++++ INPUT MATERIAL
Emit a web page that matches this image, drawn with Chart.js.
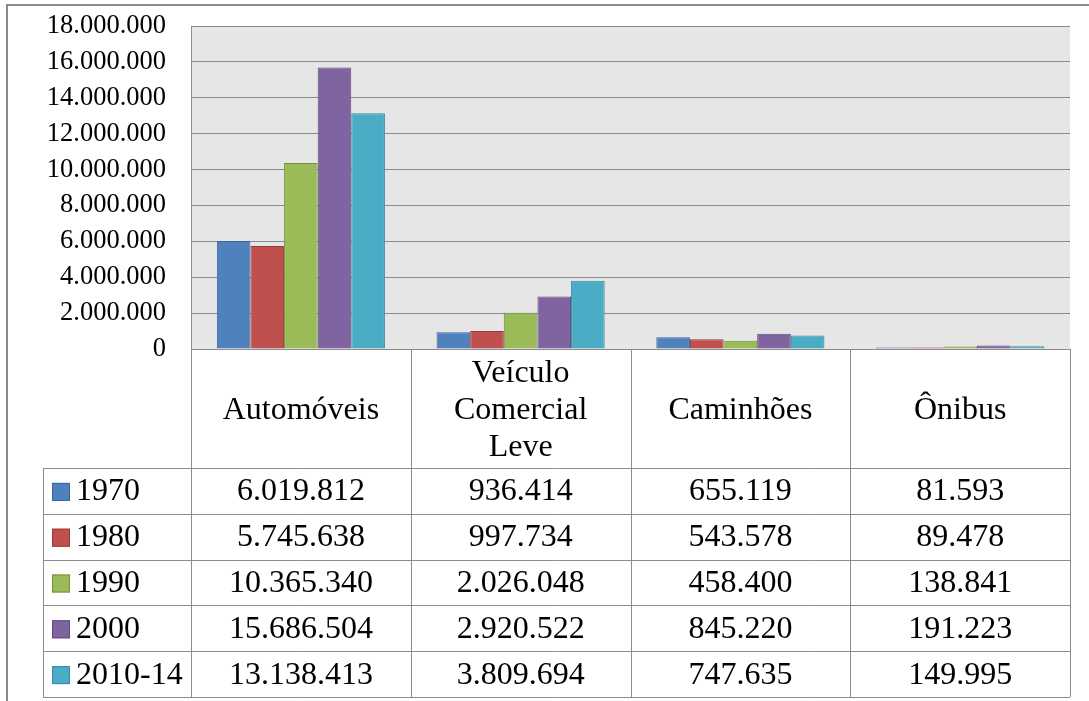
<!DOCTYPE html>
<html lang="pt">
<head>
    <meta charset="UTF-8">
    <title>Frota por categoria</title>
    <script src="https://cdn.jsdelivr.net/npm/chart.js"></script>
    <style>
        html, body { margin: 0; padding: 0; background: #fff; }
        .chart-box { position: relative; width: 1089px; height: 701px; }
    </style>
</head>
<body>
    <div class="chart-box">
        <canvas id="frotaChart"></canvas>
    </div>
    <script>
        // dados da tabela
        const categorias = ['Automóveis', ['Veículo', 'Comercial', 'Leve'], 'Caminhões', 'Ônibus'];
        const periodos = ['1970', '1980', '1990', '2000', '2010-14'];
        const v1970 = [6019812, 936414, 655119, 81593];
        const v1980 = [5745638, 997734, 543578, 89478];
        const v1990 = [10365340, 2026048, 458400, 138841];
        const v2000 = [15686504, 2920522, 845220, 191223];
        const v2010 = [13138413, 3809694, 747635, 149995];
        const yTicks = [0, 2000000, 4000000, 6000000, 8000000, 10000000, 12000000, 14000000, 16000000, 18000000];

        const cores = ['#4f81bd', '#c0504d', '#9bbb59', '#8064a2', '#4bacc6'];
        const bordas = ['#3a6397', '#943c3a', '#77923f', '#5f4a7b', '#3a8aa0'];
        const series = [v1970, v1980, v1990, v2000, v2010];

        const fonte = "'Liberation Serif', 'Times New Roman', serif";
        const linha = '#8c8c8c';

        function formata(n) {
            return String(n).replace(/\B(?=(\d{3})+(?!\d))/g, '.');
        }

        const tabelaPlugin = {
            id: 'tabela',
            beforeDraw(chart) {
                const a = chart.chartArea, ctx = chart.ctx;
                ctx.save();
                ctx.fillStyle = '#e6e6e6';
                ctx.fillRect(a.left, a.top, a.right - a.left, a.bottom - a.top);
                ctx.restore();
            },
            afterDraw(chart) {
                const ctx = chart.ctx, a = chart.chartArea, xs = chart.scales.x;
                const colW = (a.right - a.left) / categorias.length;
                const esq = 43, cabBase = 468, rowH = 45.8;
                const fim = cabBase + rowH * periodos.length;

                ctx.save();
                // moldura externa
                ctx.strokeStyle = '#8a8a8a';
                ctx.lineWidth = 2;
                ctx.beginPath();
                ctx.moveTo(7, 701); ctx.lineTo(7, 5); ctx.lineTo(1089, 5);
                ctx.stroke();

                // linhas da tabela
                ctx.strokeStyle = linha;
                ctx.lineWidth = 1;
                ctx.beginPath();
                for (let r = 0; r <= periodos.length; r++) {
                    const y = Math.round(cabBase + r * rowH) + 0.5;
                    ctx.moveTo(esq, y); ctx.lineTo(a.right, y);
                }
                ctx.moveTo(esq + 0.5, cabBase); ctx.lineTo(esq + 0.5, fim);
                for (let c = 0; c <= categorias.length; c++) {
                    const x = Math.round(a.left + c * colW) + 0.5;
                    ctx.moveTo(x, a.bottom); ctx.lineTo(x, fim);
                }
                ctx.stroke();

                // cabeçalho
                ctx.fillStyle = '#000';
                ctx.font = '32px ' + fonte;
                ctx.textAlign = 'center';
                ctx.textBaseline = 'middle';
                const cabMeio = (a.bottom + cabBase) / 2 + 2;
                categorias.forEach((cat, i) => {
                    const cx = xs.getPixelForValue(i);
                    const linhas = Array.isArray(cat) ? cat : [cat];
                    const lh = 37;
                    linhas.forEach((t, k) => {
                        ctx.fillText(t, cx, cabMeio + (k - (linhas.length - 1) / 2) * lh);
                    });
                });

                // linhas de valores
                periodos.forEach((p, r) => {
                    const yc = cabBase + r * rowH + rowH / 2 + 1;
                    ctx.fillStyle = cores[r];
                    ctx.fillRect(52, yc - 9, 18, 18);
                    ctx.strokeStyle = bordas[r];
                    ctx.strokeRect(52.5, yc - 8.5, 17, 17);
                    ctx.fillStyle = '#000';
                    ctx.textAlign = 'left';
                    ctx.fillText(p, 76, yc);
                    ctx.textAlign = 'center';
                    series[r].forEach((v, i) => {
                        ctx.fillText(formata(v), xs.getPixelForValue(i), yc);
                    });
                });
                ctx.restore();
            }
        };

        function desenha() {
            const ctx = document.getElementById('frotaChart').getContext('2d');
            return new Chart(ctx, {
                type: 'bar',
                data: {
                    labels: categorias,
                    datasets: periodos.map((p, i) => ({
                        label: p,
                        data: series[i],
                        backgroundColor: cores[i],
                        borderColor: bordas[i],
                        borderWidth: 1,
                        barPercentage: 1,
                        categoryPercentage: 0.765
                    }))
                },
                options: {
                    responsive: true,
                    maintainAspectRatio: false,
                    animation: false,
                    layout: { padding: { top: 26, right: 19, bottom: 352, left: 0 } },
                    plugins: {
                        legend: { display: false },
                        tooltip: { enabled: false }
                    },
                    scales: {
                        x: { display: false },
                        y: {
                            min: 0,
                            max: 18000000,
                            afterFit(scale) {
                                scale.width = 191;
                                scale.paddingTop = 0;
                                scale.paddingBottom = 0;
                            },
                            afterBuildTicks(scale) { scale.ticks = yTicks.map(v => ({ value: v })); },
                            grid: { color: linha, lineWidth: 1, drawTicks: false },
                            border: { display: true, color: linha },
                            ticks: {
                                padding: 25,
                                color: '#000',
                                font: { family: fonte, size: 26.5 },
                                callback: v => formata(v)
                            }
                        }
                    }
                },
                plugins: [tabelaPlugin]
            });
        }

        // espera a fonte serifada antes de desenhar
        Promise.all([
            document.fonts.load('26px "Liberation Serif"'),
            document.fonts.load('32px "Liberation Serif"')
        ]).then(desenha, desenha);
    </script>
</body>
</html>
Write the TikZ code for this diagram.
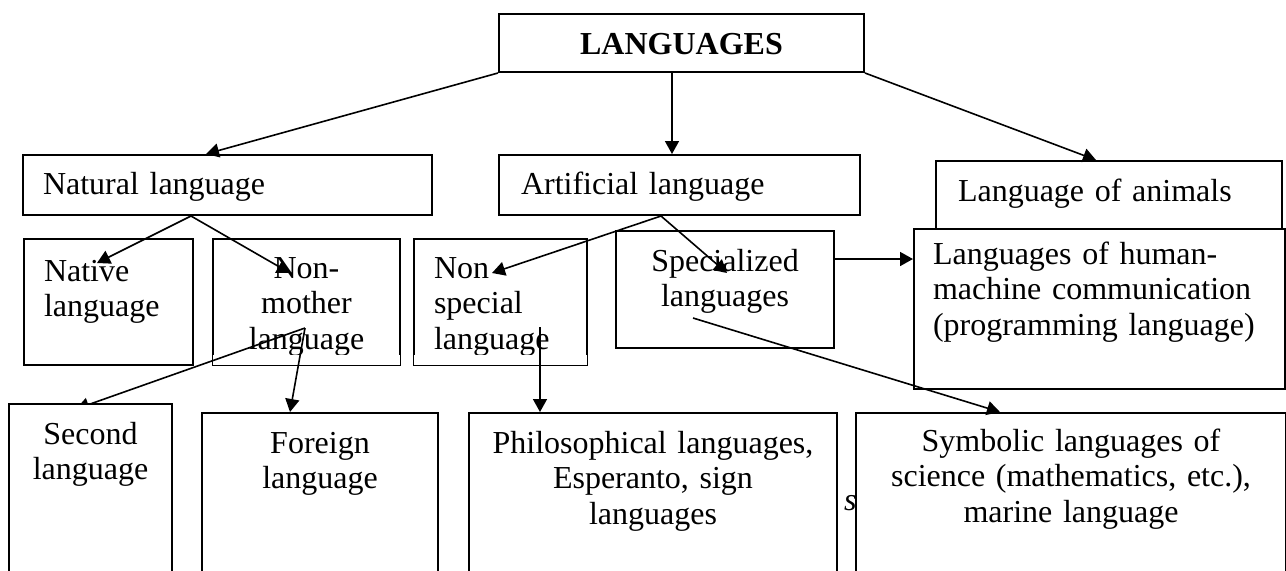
++++++++
> _BRIEF_
Leave out the pictures and print every line of the data exactly.

> _SOLUTION_
Emit a web page that matches this image, drawn with Chart.js.
<!DOCTYPE html>
<html lang="pt">
<head>
    <meta charset="UTF-8">
    <title>Frota por categoria</title>
    <script src="https://cdn.jsdelivr.net/npm/chart.js"></script>
    <style>
        html, body { margin: 0; padding: 0; background: #fff; }
        .chart-box { position: relative; width: 1089px; height: 701px; }
    </style>
</head>
<body>
    <div class="chart-box">
        <canvas id="frotaChart"></canvas>
    </div>
    <script>
        // dados da tabela
        const categorias = ['Automóveis', ['Veículo', 'Comercial', 'Leve'], 'Caminhões', 'Ônibus'];
        const periodos = ['1970', '1980', '1990', '2000', '2010-14'];
        const v1970 = [6019812, 936414, 655119, 81593];
        const v1980 = [5745638, 997734, 543578, 89478];
        const v1990 = [10365340, 2026048, 458400, 138841];
        const v2000 = [15686504, 2920522, 845220, 191223];
        const v2010 = [13138413, 3809694, 747635, 149995];
        const yTicks = [0, 2000000, 4000000, 6000000, 8000000, 10000000, 12000000, 14000000, 16000000, 18000000];

        const cores = ['#4f81bd', '#c0504d', '#9bbb59', '#8064a2', '#4bacc6'];
        const bordas = ['#3a6397', '#943c3a', '#77923f', '#5f4a7b', '#3a8aa0'];
        const series = [v1970, v1980, v1990, v2000, v2010];

        const fonte = "'Liberation Serif', 'Times New Roman', serif";
        const linha = '#8c8c8c';

        function formata(n) {
            return String(n).replace(/\B(?=(\d{3})+(?!\d))/g, '.');
        }

        const tabelaPlugin = {
            id: 'tabela',
            beforeDraw(chart) {
                const a = chart.chartArea, ctx = chart.ctx;
                ctx.save();
                ctx.fillStyle = '#e6e6e6';
                ctx.fillRect(a.left, a.top, a.right - a.left, a.bottom - a.top);
                ctx.restore();
            },
            afterDraw(chart) {
                const ctx = chart.ctx, a = chart.chartArea, xs = chart.scales.x;
                const colW = (a.right - a.left) / categorias.length;
                const esq = 43, cabBase = 468, rowH = 45.8;
                const fim = cabBase + rowH * periodos.length;

                ctx.save();
                // moldura externa
                ctx.strokeStyle = '#8a8a8a';
                ctx.lineWidth = 2;
                ctx.beginPath();
                ctx.moveTo(7, 701); ctx.lineTo(7, 5); ctx.lineTo(1089, 5);
                ctx.stroke();

                // linhas da tabela
                ctx.strokeStyle = linha;
                ctx.lineWidth = 1;
                ctx.beginPath();
                for (let r = 0; r <= periodos.length; r++) {
                    const y = Math.round(cabBase + r * rowH) + 0.5;
                    ctx.moveTo(esq, y); ctx.lineTo(a.right, y);
                }
                ctx.moveTo(esq + 0.5, cabBase); ctx.lineTo(esq + 0.5, fim);
                for (let c = 0; c <= categorias.length; c++) {
                    const x = Math.round(a.left + c * colW) + 0.5;
                    ctx.moveTo(x, a.bottom); ctx.lineTo(x, fim);
                }
                ctx.stroke();

                // cabeçalho
                ctx.fillStyle = '#000';
                ctx.font = '32px ' + fonte;
                ctx.textAlign = 'center';
                ctx.textBaseline = 'middle';
                const cabMeio = (a.bottom + cabBase) / 2 + 2;
                categorias.forEach((cat, i) => {
                    const cx = xs.getPixelForValue(i);
                    const linhas = Array.isArray(cat) ? cat : [cat];
                    const lh = 37;
                    linhas.forEach((t, k) => {
                        ctx.fillText(t, cx, cabMeio + (k - (linhas.length - 1) / 2) * lh);
                    });
                });

                // linhas de valores
                periodos.forEach((p, r) => {
                    const yc = cabBase + r * rowH + rowH / 2 + 1;
                    ctx.fillStyle = cores[r];
                    ctx.fillRect(52, yc - 9, 18, 18);
                    ctx.strokeStyle = bordas[r];
                    ctx.strokeRect(52.5, yc - 8.5, 17, 17);
                    ctx.fillStyle = '#000';
                    ctx.textAlign = 'left';
                    ctx.fillText(p, 76, yc);
                    ctx.textAlign = 'center';
                    series[r].forEach((v, i) => {
                        ctx.fillText(formata(v), xs.getPixelForValue(i), yc);
                    });
                });
                ctx.restore();
            }
        };

        function desenha() {
            const ctx = document.getElementById('frotaChart').getContext('2d');
            return new Chart(ctx, {
                type: 'bar',
                data: {
                    labels: categorias,
                    datasets: periodos.map((p, i) => ({
                        label: p,
                        data: series[i],
                        backgroundColor: cores[i],
                        borderColor: bordas[i],
                        borderWidth: 1,
                        barPercentage: 1,
                        categoryPercentage: 0.765
                    }))
                },
                options: {
                    responsive: true,
                    maintainAspectRatio: false,
                    animation: false,
                    layout: { padding: { top: 26, right: 19, bottom: 352, left: 0 } },
                    plugins: {
                        legend: { display: false },
                        tooltip: { enabled: false }
                    },
                    scales: {
                        x: { display: false },
                        y: {
                            min: 0,
                            max: 18000000,
                            afterFit(scale) {
                                scale.width = 191;
                                scale.paddingTop = 0;
                                scale.paddingBottom = 0;
                            },
                            afterBuildTicks(scale) { scale.ticks = yTicks.map(v => ({ value: v })); },
                            grid: { color: linha, lineWidth: 1, drawTicks: false },
                            border: { display: true, color: linha },
                            ticks: {
                                padding: 25,
                                color: '#000',
                                font: { family: fonte, size: 26.5 },
                                callback: v => formata(v)
                            }
                        }
                    }
                },
                plugins: [tabelaPlugin]
            });
        }

        // espera a fonte serifada antes de desenhar
        Promise.all([
            document.fonts.load('26px "Liberation Serif"'),
            document.fonts.load('32px "Liberation Serif"')
        ]).then(desenha, desenha);
    </script>
</body>
</html>
Write the TikZ code for this diagram.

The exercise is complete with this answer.